Danny Groulx (born March 27, 1990) is a Canadian former professional football offensive lineman who played for the Edmonton Eskimos of the Canadian Football League (CFL). He attended Laval University, where he played CIS football for the Laval Rouge et Or.

== Early life ==
Groulx played hockey from 7 to 14 years before changing to football. He played high school football at École secondaire de la Montée and played for the cougars of the Champlain College Lennoxville. From 2010 to 2014, Groulx played for the Laval Rouge et Or. He was on the 2012 and 2013 Rouge et Or teams that won the Vanier Cup. In his senior year, Groulx played in only four games, playing three at left tackle and one at right tackle. He missed multiple games due to an ankle injury. Despite this, he played in the 2014 East-West Bowl on Team East.

== Professional career ==
Groulx attended National Football League (NFL) regional and superregional combines and was eligible for the 2015 NFL draft, but went undrafted. Groulx attended a rookie mini-camp with the New York Giants of the NFL. He also attended the national CFL Combine in Toronto. He was among the top draft prospects in the CFL for 2015, being ranked 4th in September, 8th in December, and 5th in the final rankings by the CFL Scouting Bureau.
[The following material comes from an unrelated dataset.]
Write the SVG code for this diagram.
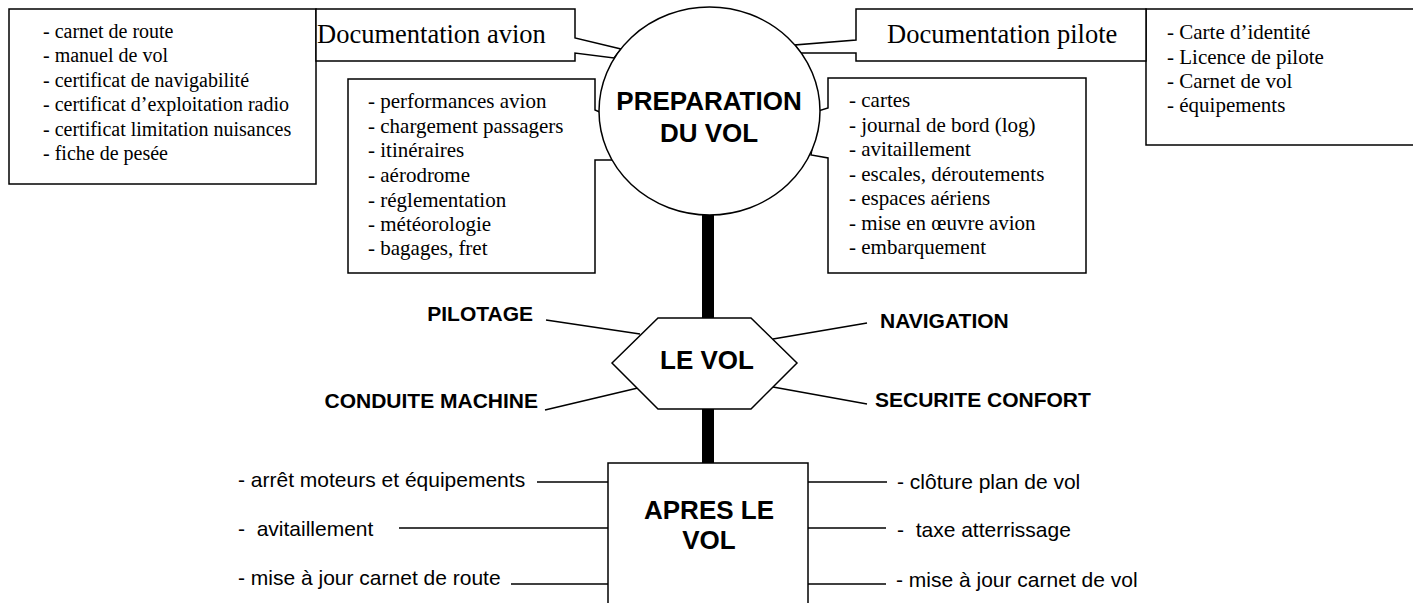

Groulx was selected in the first round of the 2015 CFL draft by the Edmonton Eskimos with the 7th overall pick. The Eskimos signed him to a contract on May 28, and he remained on the active roster on the offensive line after the preseason. Groulx made his CFL debut in the season opener against the Toronto Argonauts on June 27, 2015. He played the first two games of his rookie season as a right guard and went on to play ten games that season. He was released on January 22, 2018.

== Animation career ==
After his final season as a football player, Groulx then made his debuts as an animator at Squeeze animation. He is currently a gameplay animator at Ubisoft. He also gives lectures at l'école NAD-UQAC.

== Personal life ==
In addition to football, Groulx is also fan of chess.